I’ve always felt a little self-conscious converting color images to black-and-white ones, both in film and digital. Back in the day, it was usually pretty easy to spot the conversions, and we all sneered at them. They didn’t have the feel, the texture, the caché, the honesty of “real” black-and-white. Of course, this was largely an artifact of the difficulty of translating a color negative image to black and white paper and getting contrast that mattered. If you wanted “real” black-and-white, you shot Tri-X, or HP5+, or something. Maybe even type 55.

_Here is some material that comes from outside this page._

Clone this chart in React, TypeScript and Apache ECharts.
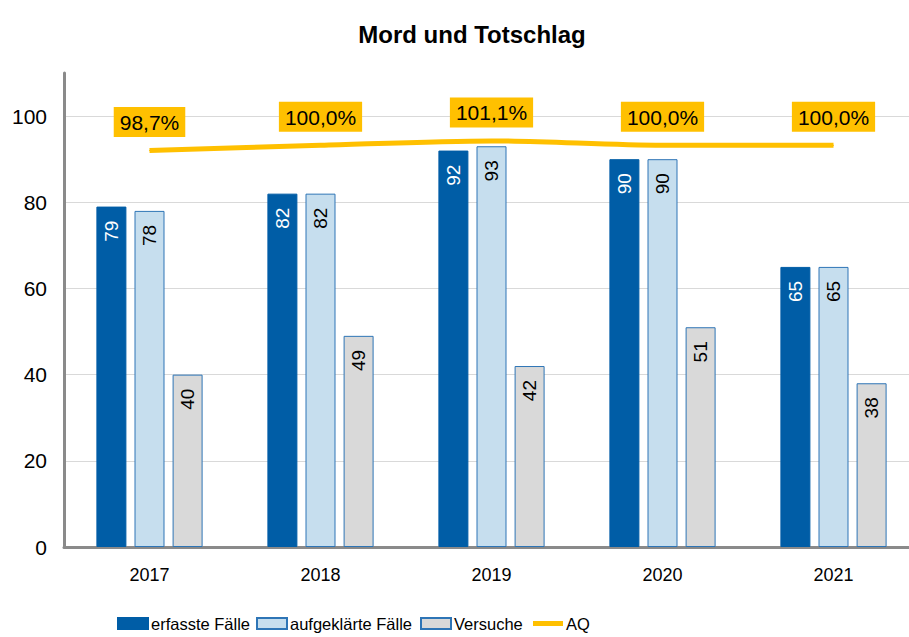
import React, { useEffect, useRef } from "react";
import * as echarts from "echarts";

const years = ["2017", "2018", "2019", "2020", "2021"];
const erfasst = [79, 82, 92, 90, 65];
const aufgeklaert = [78, 82, 93, 90, 65];
const versuche = [40, 49, 42, 51, 38];
const aq = [98.7, 100.0, 101.1, 100.0, 100.0];
const yTicks = [0, 20, 40, 60, 80, 100];

const FONT = "'Liberation Sans', Arial, sans-serif";

export default function App() {
  const ref = useRef<HTMLDivElement>(null);
  useEffect(() => {
    if (!ref.current) return;
    const chart = echarts.init(ref.current, undefined, { renderer: "svg" });
    const barLabel = (color: string) => ({
      show: true,
      position: "insideTop" as const,
      distance: 14,
      rotate: 90,
      align: "right" as const,
      verticalAlign: "middle" as const,
      color,
      fontSize: 19,
      fontFamily: FONT,
    });
    const legendBase = {
      bottom: 5,
      padding: 0,
      itemWidth: 30,
      itemHeight: 11,
      itemGap: 0,
      textStyle: { fontSize: 16.5, fontFamily: FONT, color: "#000", padding: [0, 0, 0, -2] },
    };
    chart.setOption({
      animation: false,
      backgroundColor: "#fff",
      title: {
        text: "Mord und Totschlag",
        left: 467,
        textAlign: "center",
        top: 17,
        textStyle: { fontSize: 24, fontWeight: "bold", fontFamily: FONT, color: "#000" },
      },
      legend: [
        { ...legendBase, left: 117, data: [{ name: "erfasste Fälle", icon: "rect" }] },
        { ...legendBase, left: 256, data: [{ name: "aufgeklärte Fälle", icon: "rect" }] },
        { ...legendBase, left: 420, data: [{ name: "Versuche", icon: "rect" }] },
        { ...legendBase, left: 533, itemHeight: 5, data: [{ name: "AQ", icon: "rect" }] },
      ],
      grid: { left: 64, width: 855, top: 73, bottom: 90, outerBoundsMode: "none", containLabel: false },
      xAxis: {
        type: "category",
        data: years,
        axisLine: { lineStyle: { color: "#8a8a8a", width: 3 } },
        axisTick: { show: false },
        axisLabel: { fontSize: 18, fontFamily: FONT, color: "#000", margin: 19 },
      },
      yAxis: [
        {
          type: "value",
          min: 0,
          max: 110,
          interval: 20,
          axisLine: { show: true, lineStyle: { color: "#8a8a8a", width: 3 } },
          axisTick: { show: false },
          axisLabel: {
            fontSize: 21,
            fontFamily: FONT,
            color: "#000",
            margin: 17,
            formatter: (v: number) => (yTicks.includes(v) ? String(v) : ""),
          },
          splitLine: { show: true, showMaxLine: false, lineStyle: { color: "#d9d9d9", width: 1 } },
        },
        { type: "value", min: 0, max: 118, show: false, splitLine: { show: false } },
      ],
      series: [
        {
          name: "erfasste Fälle",
          type: "bar",
          data: erfasst,
          barWidth: 30,
          barGap: "27%",
          itemStyle: { color: "#005DA6", borderColor: "#005DA6", borderWidth: 1 },
          label: barLabel("#fff"),
        },
        {
          name: "aufgeklärte Fälle",
          type: "bar",
          data: aufgeklaert,
          barWidth: 30,
          barGap: "27%",
          itemStyle: { color: "#C6DEEE", borderColor: "#2E75B6", borderWidth: 1 },
          label: barLabel("#000"),
        },
        {
          name: "Versuche",
          type: "bar",
          data: versuche,
          barWidth: 30,
          barGap: "27%",
          itemStyle: { color: "#D9D9D9", borderColor: "#2E75B6", borderWidth: 1 },
          label: barLabel("#000"),
        },
        {
          name: "AQ",
          type: "line",
          yAxisIndex: 1,
          data: aq,
          smooth: 0.3,
          showSymbol: true,
          symbol: "circle",
          symbolSize: 1,
          lineStyle: { color: "#FFC000", width: 5 },
          itemStyle: { color: "#FFC000" },
          label: {
            show: true,
            position: "top",
            distance: 13,
            backgroundColor: "#FFC000",
            padding: [5, 6, 4, 6],
            color: "#000",
            fontSize: 21,
            fontFamily: FONT,
            formatter: (p: any) => p.value.toFixed(1).replace(".", ",") + "%",
          },
        },
      ],
    });
    return () => chart.dispose();
  }, []);
  return (
    <div
      ref={ref}
      style={{ position: "fixed", left: 0, top: 0, width: 909, height: 637, background: "#fff" }}
    />
  );
}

Then along came the digital revolution. There’s no monochrome sensor; they’re all color. You want black and white, you’d better not be hung up over converting it. Of course, the digital revolution also brought along the ability to change contrast with a slider; to increase or decrease exposure, lift shadows, dodge, burn, sharpen, blur, etc… all the various abuses a digital photographer can subject the images to. You can adjust the saturation of the color image that produces the black and white one; you can filter out blue, red, green, orange… whatever you want.
But I was still somewhat iffy about it. Most digital conversions I’d seen were very… plastic. Smooth. Lacking in texture. Glassy and tasteless. I cut my teeth on Plus-X and Tri-X, and dammit, I wanted to see STRUCTURE in that gray. Texture. Feel.
Then I discovered Nik Silver Efex. This isn’t an advertisement; it’s just me talking about a tool I found that accomplishes something.
The feel of Tri-X, complete with sliders. Someone spent a lot of time looking at the characteristics of film negatives, and worked very hard replicating them. I’m still reticent to convert wholesale, but I find images I have to see in B&W, to see if they still look… interesting. Black and white is easier in some ways - it’s surreal, as we never see the world that way, but everything in the image is immediately recognizable. But it’s harder in others - you can’t use colors for interest. Just tones, and the objects in the image, and their relationship to one another.
You can now approximate this with Lightroom using filters and the grain slider. Not quite the same, but still very good, and not glassy or plastic. Crisp edges, subtle textures, long tonal ranges. Blacks that are black, whites that are white.
Yes, I know all these images contain flowers. It’s not a theme; that’s just the way it broke out. But I’m over it. I can live with it. Conversion is no longer for poseurs.